PQA-CNN: Towards Perceptual Quality Assured Single-Image Super-Resolution in Remote Sensing

Abstract

Recent advances in remote sensing open up unprecedented opportunities to obtain a rich set of visual features of objects on the earth's surface. In this paper, we focus on a single-image super-resolution (SISR) problem in remote sensing, where the objective is to generate a reconstructed satellite image of high quality (i.e., a high spatial resolution) from a satellite image of relatively low quality. This problem is motivated by the lack of high quality satellite images in many remote sensing applications (e.g., due to the cost of high resolution sensors, communication bandwidth constraints, and historic hardware limitations). Two important challenges exist in solving our problem: i) it is not a trivial task to reconstruct a satellite image of high quality that meets the human perceptual requirement from a single low quality image; ii) it is challenging to rigorously quantify the uncertainty of the results of an SISR scheme in the absence of ground truth data.
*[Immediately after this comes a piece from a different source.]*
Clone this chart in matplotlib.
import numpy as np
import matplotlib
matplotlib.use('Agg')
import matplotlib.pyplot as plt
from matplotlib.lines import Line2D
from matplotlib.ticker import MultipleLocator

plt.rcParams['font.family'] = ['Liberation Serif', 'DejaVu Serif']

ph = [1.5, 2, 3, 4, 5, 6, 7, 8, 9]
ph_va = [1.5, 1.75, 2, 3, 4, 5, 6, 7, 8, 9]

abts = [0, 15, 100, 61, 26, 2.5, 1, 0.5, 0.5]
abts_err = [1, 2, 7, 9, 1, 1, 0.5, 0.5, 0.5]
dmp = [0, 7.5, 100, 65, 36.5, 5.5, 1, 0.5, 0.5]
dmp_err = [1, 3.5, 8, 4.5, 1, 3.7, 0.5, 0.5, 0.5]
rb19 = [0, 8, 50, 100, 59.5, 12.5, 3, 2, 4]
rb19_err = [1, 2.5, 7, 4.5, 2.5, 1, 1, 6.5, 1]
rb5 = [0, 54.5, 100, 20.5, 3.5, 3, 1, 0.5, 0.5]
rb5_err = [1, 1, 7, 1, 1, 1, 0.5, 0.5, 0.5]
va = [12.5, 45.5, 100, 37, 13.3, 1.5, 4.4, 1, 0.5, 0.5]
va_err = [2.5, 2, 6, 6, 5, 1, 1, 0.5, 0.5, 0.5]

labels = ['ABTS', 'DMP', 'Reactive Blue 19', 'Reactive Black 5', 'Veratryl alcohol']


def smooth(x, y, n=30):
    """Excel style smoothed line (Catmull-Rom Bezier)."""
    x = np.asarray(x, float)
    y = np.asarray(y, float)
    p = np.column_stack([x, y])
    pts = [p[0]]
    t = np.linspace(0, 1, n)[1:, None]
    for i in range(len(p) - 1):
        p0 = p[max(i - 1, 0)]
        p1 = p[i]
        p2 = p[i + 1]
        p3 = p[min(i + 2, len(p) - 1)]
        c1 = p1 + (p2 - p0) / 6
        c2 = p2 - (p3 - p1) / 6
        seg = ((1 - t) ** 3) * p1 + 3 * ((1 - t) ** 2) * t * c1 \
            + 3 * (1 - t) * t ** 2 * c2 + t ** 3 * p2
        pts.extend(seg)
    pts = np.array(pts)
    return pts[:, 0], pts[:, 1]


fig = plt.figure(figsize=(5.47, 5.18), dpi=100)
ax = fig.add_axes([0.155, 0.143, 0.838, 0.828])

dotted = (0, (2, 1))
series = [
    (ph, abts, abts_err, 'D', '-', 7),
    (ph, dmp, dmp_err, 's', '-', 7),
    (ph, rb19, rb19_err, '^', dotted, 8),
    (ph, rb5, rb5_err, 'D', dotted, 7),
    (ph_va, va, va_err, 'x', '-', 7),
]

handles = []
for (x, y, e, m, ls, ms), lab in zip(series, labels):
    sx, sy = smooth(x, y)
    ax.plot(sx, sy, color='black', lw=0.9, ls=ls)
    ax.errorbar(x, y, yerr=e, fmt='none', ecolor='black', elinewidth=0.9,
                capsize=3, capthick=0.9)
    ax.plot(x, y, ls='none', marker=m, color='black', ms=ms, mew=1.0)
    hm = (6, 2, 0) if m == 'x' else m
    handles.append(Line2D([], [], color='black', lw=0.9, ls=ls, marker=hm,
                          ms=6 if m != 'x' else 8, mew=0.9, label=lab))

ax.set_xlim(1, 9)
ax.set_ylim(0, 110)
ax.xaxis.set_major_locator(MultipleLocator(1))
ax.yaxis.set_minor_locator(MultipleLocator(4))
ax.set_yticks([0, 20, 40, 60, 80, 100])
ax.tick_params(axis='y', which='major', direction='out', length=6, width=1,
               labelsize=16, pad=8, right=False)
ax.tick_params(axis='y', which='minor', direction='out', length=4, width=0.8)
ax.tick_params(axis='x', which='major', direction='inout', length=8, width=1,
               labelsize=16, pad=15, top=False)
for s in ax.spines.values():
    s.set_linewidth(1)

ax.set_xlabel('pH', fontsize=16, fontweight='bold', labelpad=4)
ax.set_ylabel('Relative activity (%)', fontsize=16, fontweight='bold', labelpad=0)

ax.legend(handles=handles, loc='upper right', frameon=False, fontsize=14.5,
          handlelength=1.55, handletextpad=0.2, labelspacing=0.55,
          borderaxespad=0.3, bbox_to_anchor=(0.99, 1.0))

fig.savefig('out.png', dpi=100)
To address the above challenges, we develop PQA-CNN, a perceptual quality-assured conventional neural network framework, to reconstruct a high quality satellite image from a low quality one by designing novel uncertainty-driven neural network architectures and integrating an uncertainty quantification model with the framework. We evaluate PQA-CNN on a real-world remote sensing application on land usage classifications. The results show that PQA-CNN significantly outperforms the state-of-the-art super-resolution baselines in terms of accurately reconstructing high-resolution satellite images under various evaluation scenarios.